* Exercise description
Give back the full listing verbatim, apart from its images.

* Data extract
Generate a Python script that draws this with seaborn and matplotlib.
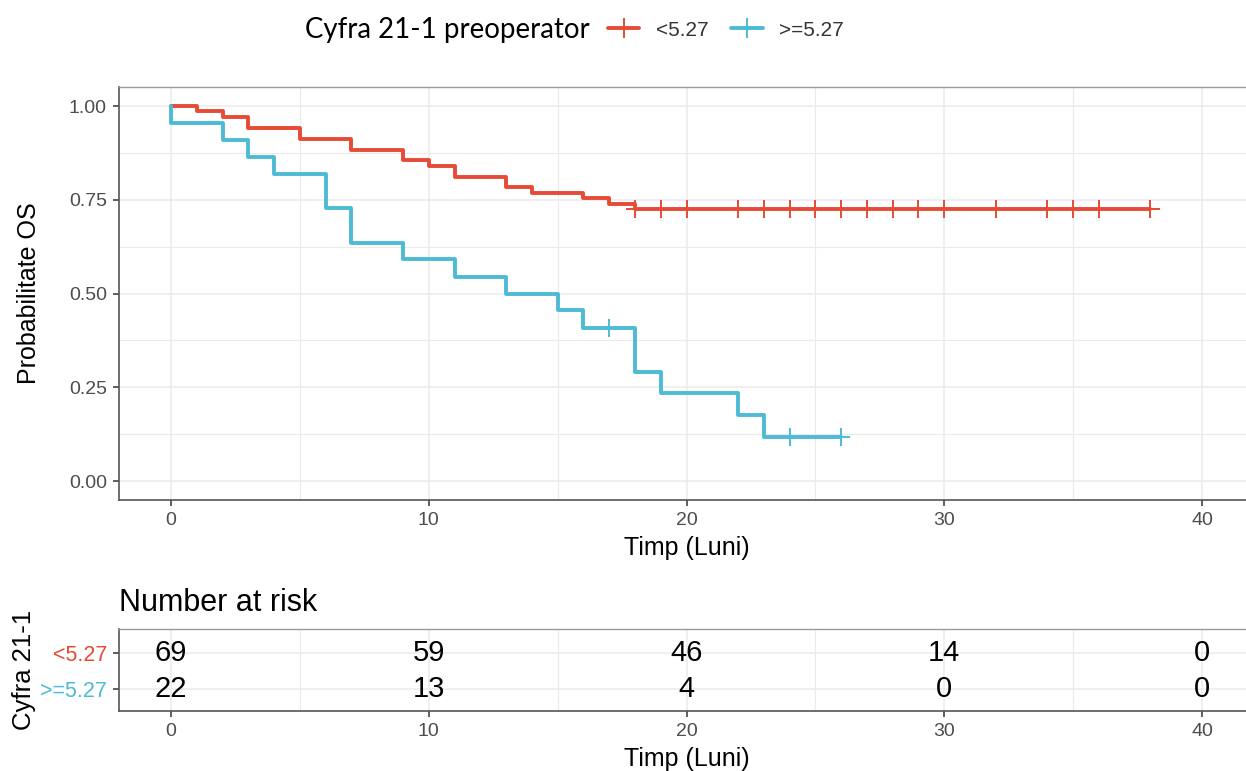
import matplotlib
matplotlib.use("Agg")
import matplotlib.pyplot as plt
from matplotlib.lines import Line2D
from matplotlib.ticker import MultipleLocator
import seaborn as sns
import pandas as pd

# ---------------- data ----------------
groups = ["<5.27", ">=5.27"]
colors = ["#E64B35", "#4DBBD5"]

red_times = [0, 1, 2, 3, 5, 7, 9, 10, 11, 13, 14, 16, 17, 18, 38]
red_surv = [1.0, 0.986, 0.971, 0.942, 0.913, 0.884, 0.855, 0.841, 0.812,
            0.783, 0.768, 0.754, 0.739, 0.725, 0.725]
blue_times = [0, 0, 2, 3, 4, 6, 7, 9, 11, 13, 15, 16, 18, 19, 22, 23, 26]
blue_surv = [1.0, 0.955, 0.909, 0.864, 0.818, 0.727, 0.636, 0.591, 0.545,
             0.5, 0.455, 0.409, 0.292, 0.234, 0.175, 0.117, 0.117]

red_cens_t = [18, 19, 20, 22, 23, 24, 25, 26, 27, 28, 29, 30, 32, 34, 35, 36, 38]
red_cens_s = [0.725] * len(red_cens_t)
blue_cens_t = [17, 24, 26]
blue_cens_s = [0.409, 0.117, 0.117]

risk_times = [0, 10, 20, 30, 40]
risk_red = [69, 59, 46, 14, 0]
risk_blue = [22, 13, 4, 0, 0]

x_ticks = [0, 10, 20, 30, 40]
y_ticks = [0.0, 0.25, 0.50, 0.75, 1.00]
y_ticklabels = ["0.00", "0.25", "0.50", "0.75", "1.00"]

curve_df = pd.concat([
    pd.DataFrame({"time": red_times, "surv": red_surv, "grp": groups[0]}),
    pd.DataFrame({"time": blue_times, "surv": blue_surv, "grp": groups[1]}),
], ignore_index=True)
cens_df = pd.concat([
    pd.DataFrame({"time": red_cens_t, "surv": red_cens_s, "grp": groups[0]}),
    pd.DataFrame({"time": blue_cens_t, "surv": blue_cens_s, "grp": groups[1]}),
], ignore_index=True)

# ---------------- style ----------------
sns.set_theme(style="white")
plt.rcParams["font.family"] = ["Liberation Sans", "DejaVu Sans"]

W, H = 1246, 771
fig = plt.figure(figsize=(W / 100, H / 100), dpi=100)

def frac(left, top, right, bottom):
    return [left / W, 1 - bottom / H, (right - left) / W, (bottom - top) / H]

ax = fig.add_axes(frac(119.4, 87.3, 1253.6, 499.8))
axr = fig.add_axes(frac(119.4, 629, 1253.6, 711))

pal = dict(zip(groups, colors))

sns.lineplot(data=curve_df, x="time", y="surv", hue="grp", palette=pal,
             estimator=None, sort=False, drawstyle="steps-post",
             linewidth=2.8, legend=False, ax=ax)
sns.scatterplot(data=cens_df, x="time", y="surv", hue="grp", palette=pal,
                marker="+", s=170, linewidth=1.4, legend=False, ax=ax, zorder=5)

tick_color = "#4D4D4D"
grid_color = "#EBEBEB"

def style_axes(a):
    a.set_xlim(-2, 42)
    a.xaxis.set_major_locator(MultipleLocator(10))
    a.xaxis.set_minor_locator(MultipleLocator(5))
    a.grid(which="major", color=grid_color, linewidth=1.1)
    a.grid(which="minor", color=grid_color, linewidth=0.8)
    a.set_axisbelow(True)
    for side in ["left", "bottom"]:
        a.spines[side].set_color("#555555")
        a.spines[side].set_linewidth(1.2)
    for side in ["top", "right"]:
        a.spines[side].set_color("#9A9A9A")
        a.spines[side].set_linewidth(1.0)
    a.tick_params(axis="both", which="major", direction="out", length=4,
                  width=1.1, color="#333333", labelcolor=tick_color,
                  labelsize=14, pad=5, bottom=True, left=True)
    a.tick_params(axis="both", which="minor", length=0)
    a.set_xticks(x_ticks)
    a.set_xlabel("Timp (Luni)", fontsize=18, color="black", labelpad=5)

style_axes(ax)
ax.set_ylim(-0.05, 1.05)
ax.set_yticks(y_ticks)
ax.set_yticklabels(y_ticklabels)
ax.yaxis.set_minor_locator(MultipleLocator(0.125))
ax.set_ylabel("Probabilitate OS", fontsize=18, color="black", labelpad=20)

# ---------------- risk table ----------------
style_axes(axr)
axr.set_ylim(0.39, 2.67)
axr.set_yticks([2, 1])
axr.set_yticklabels(groups, fontsize=15.5)
axr.yaxis.set_minor_locator(MultipleLocator(10))
axr.grid(which="minor", axis="y", visible=False)
for lbl, c in zip(axr.get_yticklabels(), colors):
    lbl.set_color(c)
for t, n in zip(risk_times, risk_red):
    axr.text(t, 2, str(n), ha="center", va="center", fontsize=21, color="black")
for t, n in zip(risk_times, risk_blue):
    axr.text(t, 1, str(n), ha="center", va="center", fontsize=21, color="black")
axr.set_ylabel("Cyfra 21-1", fontsize=18.5, color="black", labelpad=3)
axr.set_title("Number at risk", loc="left", fontsize=22, color="black", pad=13)

# ---------------- legend ----------------
fig.text(305 / W, 1 - 30 / H, "Cyfra 21-1 preoperator", fontsize=19.9,
         family=["Lato", "DejaVu Sans"], ha="left", va="center", color="black")
handles = [Line2D([0], [0], color=c, linewidth=2.8, marker="+", markersize=14,
                  markeredgewidth=1.4) for c in colors]
fig.legend(handles, groups, loc="center left", bbox_to_anchor=(608 / W, 1 - 30 / H),
           ncol=2, frameon=False, fontsize=15, handlelength=1.5, handletextpad=0.8,
           columnspacing=1.1, borderaxespad=0, borderpad=0,
           labelcolor="#333333")

fig.savefig("out.png", dpi=100)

* Result for this exercise
Generate a Python script that draws this with seaborn and matplotlib.
import matplotlib
matplotlib.use("Agg")
import matplotlib.pyplot as plt
from matplotlib.lines import Line2D
from matplotlib.ticker import MultipleLocator
import seaborn as sns
import pandas as pd

# ---------------- data ----------------
groups = ["<5.27", ">=5.27"]
colors = ["#E64B35", "#4DBBD5"]

red_times = [0, 1, 2, 3, 5, 7, 9, 10, 11, 13, 14, 16, 17, 18, 38]
red_surv = [1.0, 0.986, 0.971, 0.942, 0.913, 0.884, 0.855, 0.841, 0.812,
            0.783, 0.768, 0.754, 0.739, 0.725, 0.725]
blue_times = [0, 0, 2, 3, 4, 6, 7, 9, 11, 13, 15, 16, 18, 19, 22, 23, 26]
blue_surv = [1.0, 0.955, 0.909, 0.864, 0.818, 0.727, 0.636, 0.591, 0.545,
             0.5, 0.455, 0.409, 0.292, 0.234, 0.175, 0.117, 0.117]

red_cens_t = [18, 19, 20, 22, 23, 24, 25, 26, 27, 28, 29, 30, 32, 34, 35, 36, 38]
red_cens_s = [0.725] * len(red_cens_t)
blue_cens_t = [17, 24, 26]
blue_cens_s = [0.409, 0.117, 0.117]

risk_times = [0, 10, 20, 30, 40]
risk_red = [69, 59, 46, 14, 0]
risk_blue = [22, 13, 4, 0, 0]

x_ticks = [0, 10, 20, 30, 40]
y_ticks = [0.0, 0.25, 0.50, 0.75, 1.00]
y_ticklabels = ["0.00", "0.25", "0.50", "0.75", "1.00"]

curve_df = pd.concat([
    pd.DataFrame({"time": red_times, "surv": red_surv, "grp": groups[0]}),
    pd.DataFrame({"time": blue_times, "surv": blue_surv, "grp": groups[1]}),
], ignore_index=True)
cens_df = pd.concat([
    pd.DataFrame({"time": red_cens_t, "surv": red_cens_s, "grp": groups[0]}),
    pd.DataFrame({"time": blue_cens_t, "surv": blue_cens_s, "grp": groups[1]}),
], ignore_index=True)

# ---------------- style ----------------
sns.set_theme(style="white")
plt.rcParams["font.family"] = ["Liberation Sans", "DejaVu Sans"]

W, H = 1246, 771
fig = plt.figure(figsize=(W / 100, H / 100), dpi=100)

def frac(left, top, right, bottom):
    return [left / W, 1 - bottom / H, (right - left) / W, (bottom - top) / H]

ax = fig.add_axes(frac(119.4, 87.3, 1253.6, 499.8))
axr = fig.add_axes(frac(119.4, 629, 1253.6, 711))

pal = dict(zip(groups, colors))

sns.lineplot(data=curve_df, x="time", y="surv", hue="grp", palette=pal,
             estimator=None, sort=False, drawstyle="steps-post",
             linewidth=2.8, legend=False, ax=ax)
sns.scatterplot(data=cens_df, x="time", y="surv", hue="grp", palette=pal,
                marker="+", s=170, linewidth=1.4, legend=False, ax=ax, zorder=5)

tick_color = "#4D4D4D"
grid_color = "#EBEBEB"

def style_axes(a):
    a.set_xlim(-2, 42)
    a.xaxis.set_major_locator(MultipleLocator(10))
    a.xaxis.set_minor_locator(MultipleLocator(5))
    a.grid(which="major", color=grid_color, linewidth=1.1)
    a.grid(which="minor", color=grid_color, linewidth=0.8)
    a.set_axisbelow(True)
    for side in ["left", "bottom"]:
        a.spines[side].set_color("#555555")
        a.spines[side].set_linewidth(1.2)
    for side in ["top", "right"]:
        a.spines[side].set_color("#9A9A9A")
        a.spines[side].set_linewidth(1.0)
    a.tick_params(axis="both", which="major", direction="out", length=4,
                  width=1.1, color="#333333", labelcolor=tick_color,
                  labelsize=14, pad=5, bottom=True, left=True)
    a.tick_params(axis="both", which="minor", length=0)
    a.set_xticks(x_ticks)
    a.set_xlabel("Timp (Luni)", fontsize=18, color="black", labelpad=5)

style_axes(ax)
ax.set_ylim(-0.05, 1.05)
ax.set_yticks(y_ticks)
ax.set_yticklabels(y_ticklabels)
ax.yaxis.set_minor_locator(MultipleLocator(0.125))
ax.set_ylabel("Probabilitate OS", fontsize=18, color="black", labelpad=20)

# ---------------- risk table ----------------
style_axes(axr)
axr.set_ylim(0.39, 2.67)
axr.set_yticks([2, 1])
axr.set_yticklabels(groups, fontsize=15.5)
axr.yaxis.set_minor_locator(MultipleLocator(10))
axr.grid(which="minor", axis="y", visible=False)
for lbl, c in zip(axr.get_yticklabels(), colors):
    lbl.set_color(c)
for t, n in zip(risk_times, risk_red):
    axr.text(t, 2, str(n), ha="center", va="center", fontsize=21, color="black")
for t, n in zip(risk_times, risk_blue):
    axr.text(t, 1, str(n), ha="center", va="center", fontsize=21, color="black")
axr.set_ylabel("Cyfra 21-1", fontsize=18.5, color="black", labelpad=3)
axr.set_title("Number at risk", loc="left", fontsize=22, color="black", pad=13)

# ---------------- legend ----------------
fig.text(305 / W, 1 - 30 / H, "Cyfra 21-1 preoperator", fontsize=19.9,
         family=["Lato", "DejaVu Sans"], ha="left", va="center", color="black")
handles = [Line2D([0], [0], color=c, linewidth=2.8, marker="+", markersize=14,
                  markeredgewidth=1.4) for c in colors]
fig.legend(handles, groups, loc="center left", bbox_to_anchor=(608 / W, 1 - 30 / H),
           ncol=2, frameon=False, fontsize=15, handlelength=1.5, handletextpad=0.8,
           columnspacing=1.1, borderaxespad=0, borderpad=0,
           labelcolor="#333333")

fig.savefig("out.png", dpi=100)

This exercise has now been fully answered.